7.           Geostationary and Polar Satellites

 

 

  • If the circular orbit is in the equatorial plane of the earth, such a satellite, having the same period as the period of rotation of the earth about its own axis would appear stationery viewed from a point on earth.
  • Satellites in a circular orbits around the earth in the equatorial plane with T = 24 hours are called Geostationery Satellites. Clearly, since the earth rotates with the same period, the satellite would appear fixed from any point on earth. It takes very powerful rockets to throw up a satellite to such large heights above the earth.
  • It is known that electromagnetic waves above a certain frequency are not reflected from ionosphere. Radio waves used for radio broadcast which are in the frequency range 2 MHz to 10 MHz, are below the critical frequency. They are therefore reflected by the ionosphere.
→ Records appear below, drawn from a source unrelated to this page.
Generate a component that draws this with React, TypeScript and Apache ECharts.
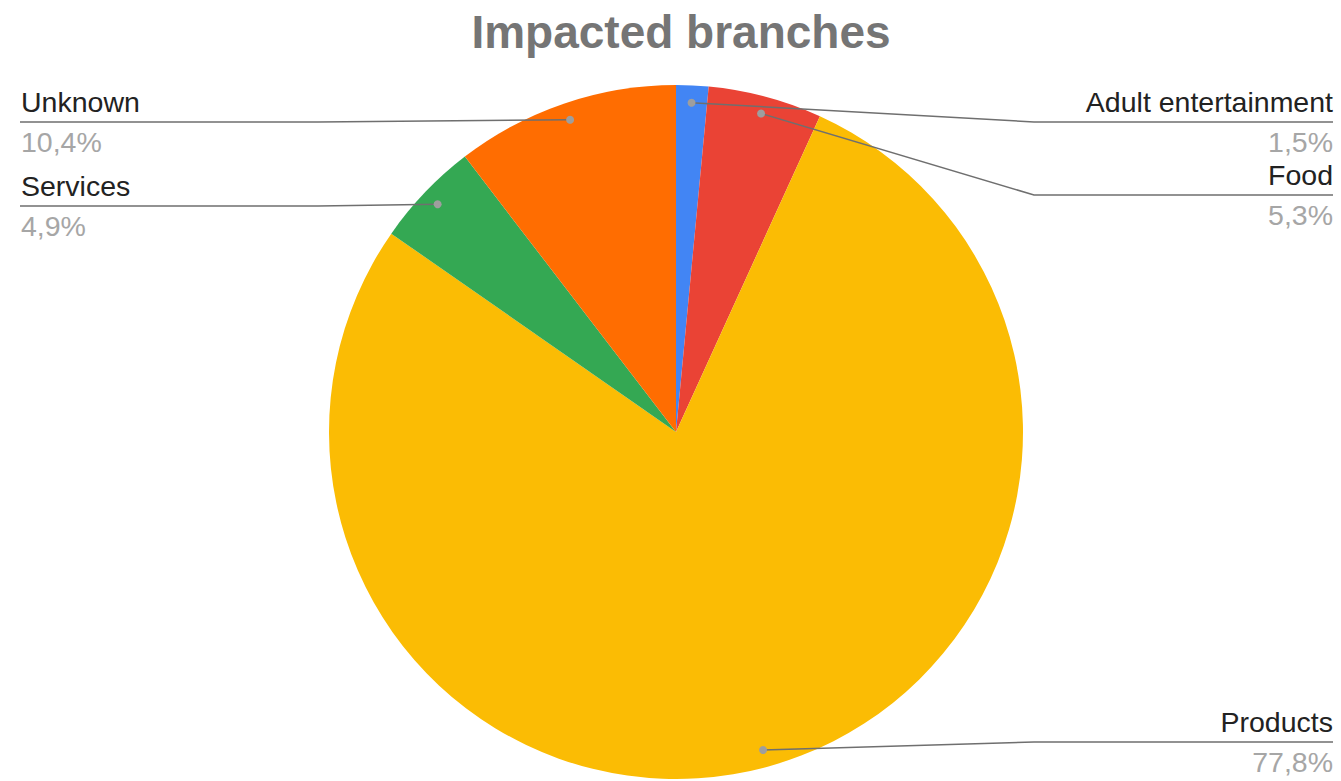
import React, { useEffect, useRef } from "react";
import * as echarts from "echarts";

const CATEGORIES = ["Adult entertainment", "Food", "Products", "Services", "Unknown"];
const VALUES = [1.5, 5.3, 77.8, 4.9, 10.4];
const PCT_LABELS = ["1,5%", "5,3%", "77,8%", "4,9%", "10,4%"];
const COLORS = ["#4285F4", "#EA4335", "#FBBC04", "#34A853", "#FF6D01"];
// label layout (y of each leader line's horizontal run)
const LABEL_LINE_Y = [122, 195, 742, 206, 122];

const W = 1341;
const H = 781;
const CX = 676;
const CY = 432;
const R = 347;
const ANCHOR_R = 0.95 * R;
const FONT = "Liberation Sans, Arial, sans-serif";

function midAngle(i: number): number {
  const total = VALUES.reduce((a, b) => a + b, 0);
  let acc = 0;
  for (let k = 0; k < i; k++) acc += VALUES[k];
  return ((acc + VALUES[i] / 2) / total) * Math.PI * 2;
}

export default function App() {
  const ref = useRef<HTMLDivElement>(null);
  useEffect(() => {
    if (!ref.current) return;
    const chart = echarts.init(ref.current, null, { renderer: "svg" });
    const anchors = VALUES.map((_, i) => {
      const a = midAngle(i);
      return [CX + ANCHOR_R * Math.sin(a), CY - ANCHOR_R * Math.cos(a)];
    });
    const isRight = VALUES.map((_, i) => Math.sin(midAngle(i)) > 0);
    const leaderPoints = VALUES.map((_, i) => {
      const right = isRight[i];
      const ly = LABEL_LINE_Y[i];
      return [anchors[i], [right ? 1034 : 318, ly], [right ? 1333 : 20, ly]];
    });
    chart.setOption({
      animation: false,
      backgroundColor: "#ffffff",
      title: {
        text: "Impacted branches",
        left: CX,
        textAlign: "center",
        top: 4,
        textStyle: {
          fontFamily: FONT,
          fontSize: 46,
          fontWeight: "bold",
          color: "#757575",
        },
      },
      series: [
        {
          type: "pie",
          center: [CX, CY],
          radius: [0, R],
          startAngle: 90,
          clockwise: true,
          avoidLabelOverlap: false,
          itemStyle: { borderColor: "#ffffff", borderWidth: 0 },
          label: {
            show: true,
            position: "outside",
            fontFamily: FONT,
            formatter: (p: any) => {
              const s = isRight[p.dataIndex] ? "R" : "L";
              return `{n${s}|${p.name}}\n{p${s}|${PCT_LABELS[p.dataIndex]}}`;
            },
            rich: {
              nR: { fontSize: 28.5, color: "#222222", lineHeight: 40, align: "right", fontFamily: FONT },
              pR: { fontSize: 28.5, color: "#a6a6a6", lineHeight: 40, align: "right", fontFamily: FONT },
              nL: { fontSize: 28.5, color: "#222222", lineHeight: 40, align: "left", fontFamily: FONT },
              pL: { fontSize: 28.5, color: "#a6a6a6", lineHeight: 40, align: "left", fontFamily: FONT },
            },
          },
          labelLine: { show: false },
          labelLayout: (params: any) => {
            const i = params.dataIndex;
            const right = isRight[i];
            return {
              x: right ? 1333 : 21,
              y: LABEL_LINE_Y[i],
              align: right ? "right" : "left",
              verticalAlign: "middle",
            };
          },
          data: CATEGORIES.map((name, i) => ({
            name,
            value: VALUES[i],
            itemStyle: { color: COLORS[i] },
          })),
        },
      ],
      graphic: [
        ...leaderPoints.map((pts) => ({
          type: "polyline",
          z: 100,
          shape: { points: pts },
          style: { stroke: "#6f6f6f", lineWidth: 1.5, fill: null },
        })),
        ...anchors.map((pt) => ({
          type: "circle",
          z: 101,
          shape: { cx: pt[0], cy: pt[1], r: 4 },
          style: { fill: "#9e9e9e" },
        })),
      ],
    });
    return () => chart.dispose();
  }, []);
  return (
    <div
      ref={ref}
      style={{ position: "absolute", left: 0, top: 0, width: W, height: H }}
    />
  );
}
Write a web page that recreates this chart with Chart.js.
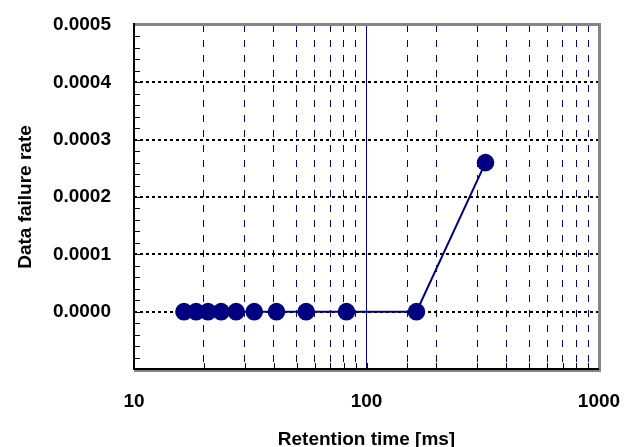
<!DOCTYPE html>
<html>
<head>
<meta charset="utf-8">
<script src="https://cdn.jsdelivr.net/npm/chart.js@4"></script>
<style>
  html, body { margin: 0; padding: 0; background: #fff; }
  canvas { display: block; }
</style>
</head>
<body>
<canvas id="chart" width="625" height="447"></canvas>
<script>
/* data */
const retentionTimes = [16.4, 18.5, 20.8, 23.7, 27.5, 32.9, 41, 55, 82, 164, 325];
const failureRates   = [0, 0, 0, 0, 0, 0, 0, 0, 0, 0, 0.00026];
const xTickLabels = [10, 100, 1000];
const yTickLabels = [0, 0.0001, 0.0002, 0.0003, 0.0004, 0.0005];

const NAVY = '#000080';
const FONT = 'Arial, "Liberation Sans", sans-serif';

const isDecade = v => Math.abs(Math.log10(v) - Math.round(Math.log10(v))) < 1e-6;
const hasLabel = (list, v) => list.some(t => Math.abs(t - v) < 1e-9);

// inner tick marks + Excel-like plot frame
const framePlugin = {
  id: 'frame',
  afterDraw(chart) {
    const { ctx, chartArea: a, scales: { x, y } } = chart;
    ctx.save();
    ctx.strokeStyle = '#000';
    ctx.lineWidth = 1;
    ctx.beginPath();
    x.ticks.forEach(t => {
      const px = Math.round(x.getPixelForValue(t.value)) + 0.5;
      ctx.moveTo(px, a.bottom);
      ctx.lineTo(px, a.bottom - 6);
    });
    const minorStep = 0.00002;
    for (let v = y.min; v <= y.max + 1e-12; v += minorStep) {
      const py = Math.round(y.getPixelForValue(v)) + 0.5;
      ctx.moveTo(a.left, py);
      ctx.lineTo(a.left + 6, py);
    }
    ctx.stroke();

    // gray top / right edge
    ctx.strokeStyle = '#858585';
    ctx.lineWidth = 3;
    ctx.beginPath();
    ctx.moveTo(a.left, a.top - 0.5);
    ctx.lineTo(a.right + 0.5, a.top - 0.5);
    ctx.lineTo(a.right + 0.5, a.bottom + 1.5);
    ctx.lineTo(a.left, a.bottom + 1.5);
    ctx.stroke();

    // black left / bottom axis
    ctx.strokeStyle = '#000';
    ctx.lineWidth = 2;
    ctx.beginPath();
    ctx.moveTo(a.left, a.top - 2);
    ctx.lineTo(a.left, a.bottom);
    ctx.lineTo(a.right, a.bottom);
    ctx.stroke();
    ctx.restore();
  }
};

new Chart(document.getElementById('chart'), {
  type: 'scatter',
  data: {
    datasets: [{
      data: retentionTimes.map((t, i) => ({ x: t, y: failureRates[i] })),
      showLine: true,
      borderColor: NAVY,
      borderWidth: 2,
      backgroundColor: NAVY,
      pointBackgroundColor: NAVY,
      pointBorderWidth: 0,
      pointRadius: 8.8,
      pointHoverRadius: 8.8,
      clip: false
    }]
  },
  options: {
    responsive: false,
    animation: false,
    events: [],
    layout: { padding: { top: 25, right: 26, left: 0, bottom: 0 } },
    plugins: { legend: { display: false }, tooltip: { enabled: false } },
    scales: {
      x: {
        type: 'logarithmic',
        min: 10, max: 1000,
        afterFit: s => {
          s.height = 78;
          s.paddingLeft = 0;
          s.paddingRight = 0;
        },
        grid: {
          drawTicks: false,
          lineWidth: 1,
          color: c => (c.tick && (c.tick.value <= 10 || c.tick.value >= 1000)) ? 'transparent' : NAVY
        },
        border: {
          display: false,
          dash: c => (c.tick && isDecade(c.tick.value)) ? [] : [7, 8]
        },
        ticks: {
          autoSkip: false,
          maxRotation: 0,
          padding: 21,
          color: '#000',
          font: { family: FONT, size: 19, weight: 'bold' },
          callback: v => hasLabel(xTickLabels, v) ? String(v) : ''
        },
        title: {
          display: true,
          text: 'Retention time [ms]',
          color: '#000',
          padding: { top: 0, bottom: 0 },
          font: { family: FONT, size: 19, weight: 'bold', lineHeight: 0.8 }
        }
      },
      y: {
        min: -0.0001, max: 0.0005,
        afterFit: s => {
          s.width = 134;
          s.paddingTop = 0;
          s.paddingBottom = 0;
        },
        grid: {
          drawTicks: false,
          lineWidth: 2,
          color: c => (c.tick && c.tick.value > -1e-9 && c.tick.value < 0.00045) ? '#000' : 'transparent'
        },
        border: { display: false, dash: [3, 3] },
        ticks: {
          stepSize: 0.0001,
          autoSkip: false,
          padding: 23,
          color: '#000',
          font: { family: FONT, size: 19, weight: 'bold' },
          callback: v => hasLabel(yTickLabels, v) ? v.toFixed(4) : ''
        },
        title: {
          display: true,
          text: 'Data failure rate',
          color: '#000',
          padding: { top: 16, bottom: 0 },
          font: { family: FONT, size: 19, weight: 'bold', lineHeight: 1 }
        }
      }
    }
  },
  plugins: [framePlugin]
});
</script>
</body>
</html>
Thus radio waves broadcast from an antenna can be received at points far away where the direct wave fail to reach on account of the curvature of the earth.
  • Waves used in television broadcast or other forms of communication have much higher frequencies and thus cannot be received beyond the line of sight. A Geostationary satellite, appearing fixed above the broadcasting station can however receive these signals and broadcast them back to a wide area on earth. The INSAT group of satellites sent up by India are one such group of geostationary satellites widely used for telecommunications in India.
  • Another class of satellites are called the Polar satellites. These are low altitude (h 1,500 to 800 km) satellites, but they go around the poles of the earth in a north-south direction whereas the earth rotates around its axis in an east-west direction. Since its time period is around 100 minutes it crosses any altitude many times a day. However, since its height h above the earth is about 500-800 km, a camera fixed on it can view only small strips of the earth in one orbit.
  • Adjacent strips are viewed in the next orbit, so that in effect the whole earth can be viewed strip by strip during the entire day. These satellites can view polar and equatorial regions at close distances with good resolution. Information gathered from such satellites is extremely useful for remote sensing, meterology as well as for environmental studies of the earth.

 

8.           Weightlessness

 

  • When an object is in free fall, it is weightless and this phenomenon is usually called the phenomenon of weightlessness.
  • In a satellite around the earth, every part and parcel of the satellite has an acceleration towards the center of the earth which is exactly the value of earth's acceleration due to gravity at that position.
  • Thus in the satellite everything inside it is in a state of free fall. This is just as if we were falling towards the earth from a height. Thus, in a manned satellite, people inside experience no gravity.
  • Gravity for us defines the vertical direction and thus for them there are no horizontal or vertical directions, all directions are the same. Pictures of astronauts floating in a satellite reflect show this fact.
  • An astronaut experiences weightlessness in a space satellite. This is not because the gravitational force is small at that location in space. It is because both the astronaut and the satellite are in "free fall" towards the Earth.